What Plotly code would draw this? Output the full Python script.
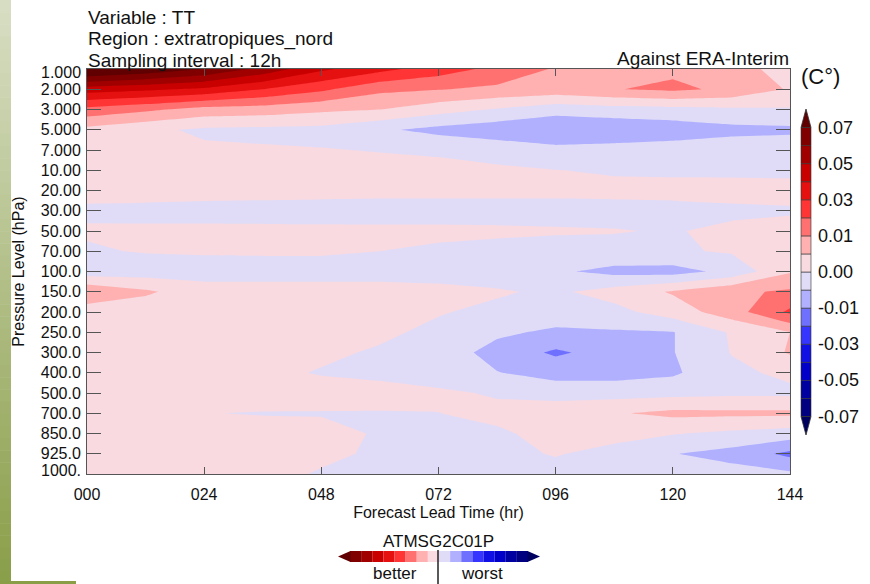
import numpy as np
import plotly.graph_objects as go

# ---- data -------------------------------------------------------------
lead_hours = [0, 12, 24, 36, 48, 60, 72, 84, 96, 108, 120, 132, 144]
x_tick_vals = [0, 24, 48, 72, 96, 120, 144]
x_tick_text = ["000", "024", "048", "072", "096", "120", "144"]

pressure_labels = ["1.000", "2.000", "3.000", "5.000", "7.000", "10.00", "20.00",
                   "30.00", "50.00", "70.00", "100.0", "150.0", "200.0", "250.0",
                   "300.0", "400.0", "500.0", "700.0", "850.0", "925.0", "1000."]

# temperature score difference (C) per pressure level, one value per lead time
tt_1 = [0.085, 0.078, 0.070, 0.057, 0.042, 0.033, 0.025, 0.017, 0.0095, 0.009, 0.009, 0.007, 0.003]
tt_2 = [0.045, 0.042, 0.038, 0.030, 0.022, 0.0125, 0.0105, 0.009, 0.008, 0.0098, 0.012, 0.009, 0.0045]
tt_3 = [0.017, 0.012, 0.008, 0.0075, 0.006, 0.005, 0.002, -0.0005, -0.003, -0.002, -0.0015, -0.0008, -0.0005]
tt_5 = [0.0035, 0.001, -0.0008, -0.0012, -0.0015, -0.0042, -0.0065, -0.008, -0.0095, -0.009, -0.008, -0.0065, -0.006]
tt_7 = [0.002, 0.002, 0.0008, 0.0005, 0.0002, -0.0002, -0.0007, -0.002, -0.0035, -0.003, -0.0025, -0.002, -0.002]
tt_10 = [0.002, 0.002, 0.002, 0.0018, 0.0016, 0.0015, 0.0013, 0.0008, 0.0001, -0.0005, -0.0008, -0.001, -0.0012]
tt_20 = [0.0015, 0.0015, 0.0013, 0.0012, 0.0011, 0.001, 0.001, 0.001, 0.001, 0.0012, 0.0015, 0.0018, 0.0018]
tt_30 = [-0.0008, -0.001, -0.0012, -0.0013, -0.0014, -0.0015, -0.0015, -0.0015, -0.0015, -0.0015, -0.0015, -0.001, -0.0006]
tt_50 = [0.0005, 0.0006, 0.0007, 0.0007, 0.0007, 0.0007, 0.0007, 0.0006, 0.0004, 0.0002, -0.0003, 0.001, 0.002]
tt_70 = [-0.0005, 0.0003, 0.0005, 0.0006, 0.0006, 0.0, -0.0005, -0.001, -0.0015, -0.0012, -0.0006, 0.0005, 0.0012]
tt_100 = [-0.003, -0.0025, -0.002, -0.002, -0.002, -0.002, -0.0022, -0.0025, -0.0042, -0.0065, -0.007, -0.0035, 0.0045]
tt_150 = [0.0095, 0.0058, 0.002, 0.002, 0.002, 0.002, 0.0015, 0.0005, -0.0008, 0.002, 0.0055, 0.009, 0.0115]
tt_200 = [0.002, 0.002, 0.002, 0.002, 0.002, 0.0015, 0.0003, -0.001, -0.002, -0.0015, 0.0024, 0.0076, 0.022]
tt_250 = [0.002, 0.002, 0.002, 0.002, 0.0018, 0.0008, -0.001, -0.004, -0.006, -0.0055, -0.0052, 0.0005, 0.005]
tt_300 = [0.002, 0.002, 0.002, 0.0018, 0.0008, -0.0005, -0.002, -0.007, -0.0115, -0.008, -0.0052, 0.0002, 0.0055]
tt_400 = [0.002, 0.002, 0.0015, 0.001, -0.0003, -0.001, -0.0025, -0.0048, -0.007, -0.007, -0.0058, -0.001, 0.001]
tt_500 = [0.002, 0.002, 0.002, 0.002, 0.0018, 0.0015, 0.0008, -0.0005, -0.002, -0.002, -0.0015, -0.001, -0.001]
tt_700 = [0.001, 0.0008, 0.0001, -0.0002, -0.0002, -0.0002, -0.00005, 0.0012, 0.003, 0.0045, 0.0062, 0.006, 0.006]
tt_850 = [0.002, 0.002, 0.002, 0.0015, 0.001, -0.0003, -0.0015, -0.0007, 0.0015, 0.001, 0.0003, -0.001, -0.0022]
tt_925 = [0.002, 0.002, 0.002, 0.0015, 0.0007, -0.0005, -0.001, -0.0008, 0.0002, -0.001, -0.0048, -0.0068, -0.0125]
tt_1000 = [0.002, 0.002, 0.0018, 0.001, -0.0003, -0.001, -0.001, -0.001, -0.001, -0.001, -0.0015, -0.003, -0.004]

rows = [tt_1, tt_2, tt_3, tt_5, tt_7, tt_10, tt_20, tt_30, tt_50, tt_70, tt_100,
        tt_150, tt_200, tt_250, tt_300, tt_400, tt_500, tt_700, tt_850, tt_925, tt_1000]

# contour boundaries (C) and fill colours, lowest band first
levels = [-0.07, -0.06, -0.05, -0.04, -0.03, -0.02, -0.01, -0.005, 0.0,
          0.005, 0.01, 0.02, 0.03, 0.04, 0.05, 0.06, 0.07]
level_labels = ["-0.07", "-0.05", "-0.03", "-0.01", "0.00", "0.01", "0.03", "0.05", "0.07"]
band_colors = ["#000060", "#000080", "#0000a0", "#0000c8", "#1010e5", "#3535ff",
               "#7070ff", "#b0b0ff", "#e0dcf8", "#f8dae0", "#ffb0b0", "#ff7070",
               "#ff3535", "#e51010", "#c80000", "#a00000", "#800000", "#600000"]

# ---- geometry helpers (pixels -> paper) --------------------------------
W, H = 870, 584
L, R, T, B = 87, 80, 69, 110
PW, PH = W - L - R, H - T - B


def xp(px):
    return (px - L) / PW


def yp(py):
    return (H - B - py) / PH


# ---- map values onto the uneven contour levels --------------------------
z = np.array(rows, dtype=float)
lv = np.array(levels)
idx = np.arange(len(levels), dtype=float)
z_idx = np.where(z > lv[-1], idx[-1] + (z - lv[-1]) / 0.01,
                 np.where(z < lv[0], (z - lv[0]) / 0.01, np.interp(z, lv, idx)))

n = len(levels)  # 17 boundaries -> 18 bands
colorscale = []
for k in range(n - 1):
    colorscale.append([k / n, band_colors[k]])
    colorscale.append([(k + 1) / n, band_colors[k]])
colorscale.append([(n - 1) / n, band_colors[n - 1]])
colorscale.append([(n - 0.25) / n, band_colors[n - 1]])
colorscale.append([(n - 0.25) / n, band_colors[n]])
colorscale.append([1.0, band_colors[n]])

font_family = "Liberation Sans, Arial, sans-serif"
ink = "#111111"
frame = "#555555"

fig = go.Figure()
fig.add_trace(go.Contour(
    x=lead_hours,
    y=list(range(len(pressure_labels))),
    z=z_idx,
    colorscale=colorscale,
    contours=dict(start=0, end=n - 1, size=1, coloring="fill", showlines=False),
    line=dict(width=0, smoothing=0),
    hoverinfo="skip",
    showscale=False,
))

# end labels are drawn a little inside the frame, as the plot package does
y_tick_text = [""] + pressure_labels[1:-1] + [""]

fig.update_xaxes(
    range=[0, 144], tickmode="array", tickvals=x_tick_vals, ticktext=x_tick_text,
    ticks="inside", ticklen=7, tickwidth=1, tickcolor=frame,
    showline=True, linecolor=frame, linewidth=1, mirror="ticks",
    showgrid=False, zeroline=False, ticklabelstandoff=6,
    tickfont=dict(size=16, color=ink, family=font_family),
    title=dict(text="Forecast Lead Time (hr)", standoff=4,
               font=dict(size=16, color=ink, family=font_family)),
)
fig.update_yaxes(
    range=[len(pressure_labels) - 1, 0], tickmode="array",
    tickvals=list(range(len(pressure_labels))), ticktext=y_tick_text,
    ticks="inside", ticklen=14, tickwidth=1, tickcolor=frame,
    showline=True, linecolor=frame, linewidth=1, mirror="ticks",
    showgrid=False, zeroline=False, ticklabelstandoff=2,
    tickfont=dict(size=16, color=ink, family=font_family),
    title=dict(text="Pressure Level (hPa)", standoff=12,
               font=dict(size=16, color=ink, family=font_family)),
)

shapes = []


def tri_path(pts):
    return "M " + " L ".join(f"{xp(a)},{yp(b)}" for a, b in pts) + " Z"


# slide frame: green gradient strip on the left, bar at the bottom
top_rgb = np.array([216, 222, 196])
bot_rgb = np.array([137, 158, 72])
n_strip = 48
for i in range(n_strip):
    f = (i + 0.5) / n_strip
    c = (top_rgb * (1 - f) + bot_rgb * f).round().astype(int)
    shapes.append(dict(type="rect", xref="paper", yref="paper", layer="above",
                       x0=xp(0), x1=xp(11), y0=yp(H * i / n_strip), y1=yp(H * (i + 1) / n_strip + 0.5),
                       fillcolor=f"rgb({c[0]},{c[1]},{c[2]})", line=dict(width=0)))
shapes.append(dict(type="rect", xref="paper", yref="paper", layer="above",
                   x0=xp(0), x1=xp(76), y0=yp(584), y1=yp(581),
                   fillcolor="#8a9e48", line=dict(width=0)))

# vertical colour key with pointed ends
cb_x0, cb_x1 = 801, 811
cb_top, cb_bot = 127.5, 416.5
cb_tip = 18.5
cb_cell = (cb_bot - cb_top) / (n - 1)
cb_xm = (cb_x0 + cb_x1) / 2
for k in range(1, n):  # bands between consecutive boundaries, top = highest
    y1 = cb_bot - (k - 1) * cb_cell
    y0 = cb_bot - k * cb_cell
    shapes.append(dict(type="rect", xref="paper", yref="paper",
                       x0=xp(cb_x0), x1=xp(cb_x1), y0=yp(y1), y1=yp(y0),
                       fillcolor=band_colors[k], line=dict(color="#333333", width=0.6)))
shapes.append(dict(type="path", xref="paper", yref="paper",
                   path=tri_path([(cb_x0, cb_top), (cb_xm, cb_top - cb_tip), (cb_x1, cb_top)]),
                   fillcolor=band_colors[-1], line=dict(color="#333333", width=0.8)))
shapes.append(dict(type="path", xref="paper", yref="paper",
                   path=tri_path([(cb_x0, cb_bot), (cb_xm, cb_bot + cb_tip), (cb_x1, cb_bot)]),
                   fillcolor=band_colors[0], line=dict(color="#333333", width=0.8)))

# "better / worst" key under the axis title
kx0, kx1, ky0, ky1 = 350, 528, 551, 562
cell = (kx1 - kx0) / 16
key_colors = band_colors[::-1]  # dark red ... dark blue
for i in range(16):
    shapes.append(dict(type="rect", xref="paper", yref="paper",
                       x0=xp(kx0 + i * cell), x1=xp(kx0 + (i + 1) * cell),
                       y0=yp(ky1), y1=yp(ky0), fillcolor=key_colors[i + 1],
                       line=dict(width=0)))
ym = (ky0 + ky1) / 2
shapes.append(dict(type="path", xref="paper", yref="paper",
                   path=tri_path([(kx0 - 12, ym), (kx0 + 0.5, ky0), (kx0 + 0.5, ky1)]),
                   fillcolor=key_colors[0], line=dict(width=0)))
shapes.append(dict(type="path", xref="paper", yref="paper",
                   path=tri_path([(kx1 + 12, ym), (kx1 - 0.5, ky0), (kx1 - 0.5, ky1)]),
                   fillcolor=key_colors[-1], line=dict(width=0)))
shapes.append(dict(type="line", xref="paper", yref="paper",
                   x0=xp(438), x1=xp(438), y0=yp(550), y1=yp(584),
                   line=dict(color="#222222", width=1.5)))

annotations = []


def text(s, x, y, size, xanchor="left"):
    annotations.append(dict(text=s, x=xp(x), y=yp(y), xref="paper", yref="paper",
                            xanchor=xanchor, yanchor="middle", showarrow=False,
                            font=dict(size=size, color=ink, family=font_family)))


text("Variable : TT", 86, 18, 19)
text("Region : extratropiques_nord", 86, 39, 19)
text("Sampling interval : 12h", 86, 60, 19)
text("Against ERA-Interim", 791, 59, 19, "right")
text("(C°)", 799, 76, 22)
text("ATMSG2C01P", 438, 541, 17, "center")
text("better", 395, 573, 17, "center")
text("worst", 482, 573, 17, "center")
text(pressure_labels[0], 83, 73, 16, "right")
text(pressure_labels[-1], 83, 470, 16, "right")
for j, lab in enumerate(level_labels[::-1]):
    text(lab, 816, cb_top + 2 * j * cb_cell, 18)

fig.update_layout(
    width=W, height=H,
    margin=dict(l=L, r=R, t=T, b=B, pad=0),
    paper_bgcolor="white", plot_bgcolor="white",
    shapes=shapes, annotations=annotations,
    showlegend=False,
)

fig.write_html("out.html")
####
### [Requirements]
Quote, please, every line of the material above from its start through the line that has "import plotly.graph_objects as go", reproducing the words exactly and dropping any images.

### [Finished exercise]
What Plotly code would draw this? Output the full Python script.
import numpy as np
import plotly.graph_objects as go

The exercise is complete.